Like all middle-aged moms, I have special Thanksgiving prayers about family and food, love and well-being. Before saying them, though, I think back to that old Polaroid print. It’s in the scanning of the grey setting that my here and now becomes vivid, because all the adults—the grandparents and parents posing at that Thanksgiving table—are now gone. After the flash bulb burst and my Dad sat back down, we all went back to our steaming plates, blissfully unaware that most in our precious gathering would, one by one, be leaving the table way too soon. I imagine my Mum looked up from her holiday feast thinking she was posing for just another snapshot. How could she know she’d already lived two-thirds of her short life?

The photo from 1958 is now archived somewhere in the moving boxes I have yet to unpack. Someday, I’ll take it out of the shoe box and preserve it like it really deserves, stuck for posterity amid the prints of my daughters’ birthdays, holidays, vacations and everything in between.

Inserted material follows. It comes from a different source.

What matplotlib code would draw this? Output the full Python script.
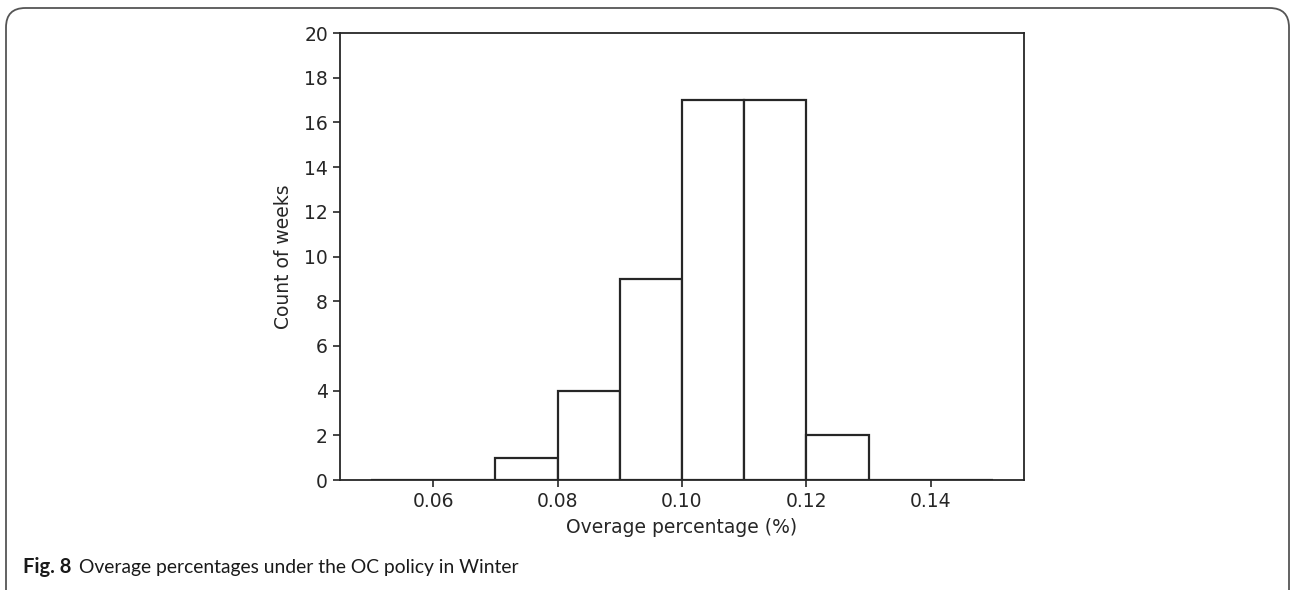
import matplotlib
matplotlib.use("Agg")
import matplotlib.pyplot as plt
from matplotlib.patches import FancyBboxPatch

# histogram bins (overage %) and weekly counts
bin_edges = [0.05, 0.06, 0.07, 0.08, 0.09, 0.10, 0.11, 0.12, 0.13, 0.14, 0.15]
bin_counts = [0, 0, 1, 4, 9, 17, 17, 2, 0, 0]
x_ticks = [0.06, 0.08, 0.10, 0.12, 0.14]
y_ticks = [0, 2, 4, 6, 8, 10, 12, 14, 16, 18, 20]

line_col = "#262626"

fig = plt.figure(figsize=(12.92, 5.90), dpi=100)
ax = fig.add_axes([0.263, 0.1864, 0.5296, 0.7576])

centers = [(a + b) / 2 for a, b in zip(bin_edges[:-1], bin_edges[1:])]
ax.hist(centers, bins=bin_edges, weights=bin_counts, histtype="bar",
        facecolor="white", edgecolor=line_col, linewidth=1.6)

ax.set_xlim(0.045, 0.155)
ax.set_ylim(0, 20)
ax.set_xticks(x_ticks)
ax.set_xticklabels([f"{t:.2f}" for t in x_ticks])
ax.set_yticks(y_ticks)
ax.tick_params(labelsize=13.5, colors=line_col, length=5, width=1.2)
for s in ax.spines.values():
    s.set_color(line_col)
    s.set_linewidth(1.3)
ax.set_xlabel("Overage percentage (%)", fontsize=13.5, color=line_col, labelpad=5)
ax.set_ylabel("Count of weeks", fontsize=13.5, color=line_col, labelpad=8)

# rounded frame around the figure (bottom cut off)
frame = FancyBboxPatch((6 / 1292, -0.1), 1283 / 1292, 1.1 - 8 / 590,
                       boxstyle="round,pad=0,rounding_size=0.015",
                       transform=fig.transFigure, facecolor="none",
                       edgecolor="#555555", linewidth=1.3, clip_on=False,
                       mutation_aspect=1292 / 590)
fig.patches.append(frame)

cap_y = 1 - 567 / 590
fig.text(23 / 1292, cap_y, "Fig. 8", fontsize=14.5, fontweight="bold",
         family="Lato", color="#1a1a1a", va="center")
fig.text(79 / 1292, cap_y, "Overage percentages under the OC policy in Winter",
         fontsize=13.9, family="Lato", color="#1a1a1a", va="center")

fig.savefig("out.png", dpi=100)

By mid-February, I figure, I’ll be more than ready to take up scrap booking to get myself through my first Rangeley winter. Meanwhile, I’ve got a  slide show playing in my head of the most memorable year of my life. It’s been another year of challenge and loss, of beauty, hope and abundance, of my wildest dreams unfolding before me. This Thanksgiving, as I pause, smile, and really look at my family around the table, I will celebrate being there with them. I will give thanks for my daughters, now grown into beautiful, strong, amazing women who mother me back while keeping me young at heart. I will commemorate this year as one of great balance, of growth and simplification. While my home and lifestyle became comfortably smaller, my world once again includes my sister and my niece. And I’ve gained a new love and understanding for Tom’s brother and sisters, making my extended family closer than ever. I will give thanks for all of them, especially Tom, my husband and forever friend—the center of my beautiful collage. I will sit still for the annual picture, aware that it IS a big deal, being another year older sitting around the same old table.

I will never lose sight of my old Thanksgiving Polaroid. It’s a necessary backdrop for me. In contrast, though, my here and now is too vibrant for me to dwell on portraits of my life gone by. Spirit willing, I picture myself in my 80’s surrounded in living color by my family and friends, focused on the blessings right in front of me.

Happy Thanksgiving, everyone! Be blessed.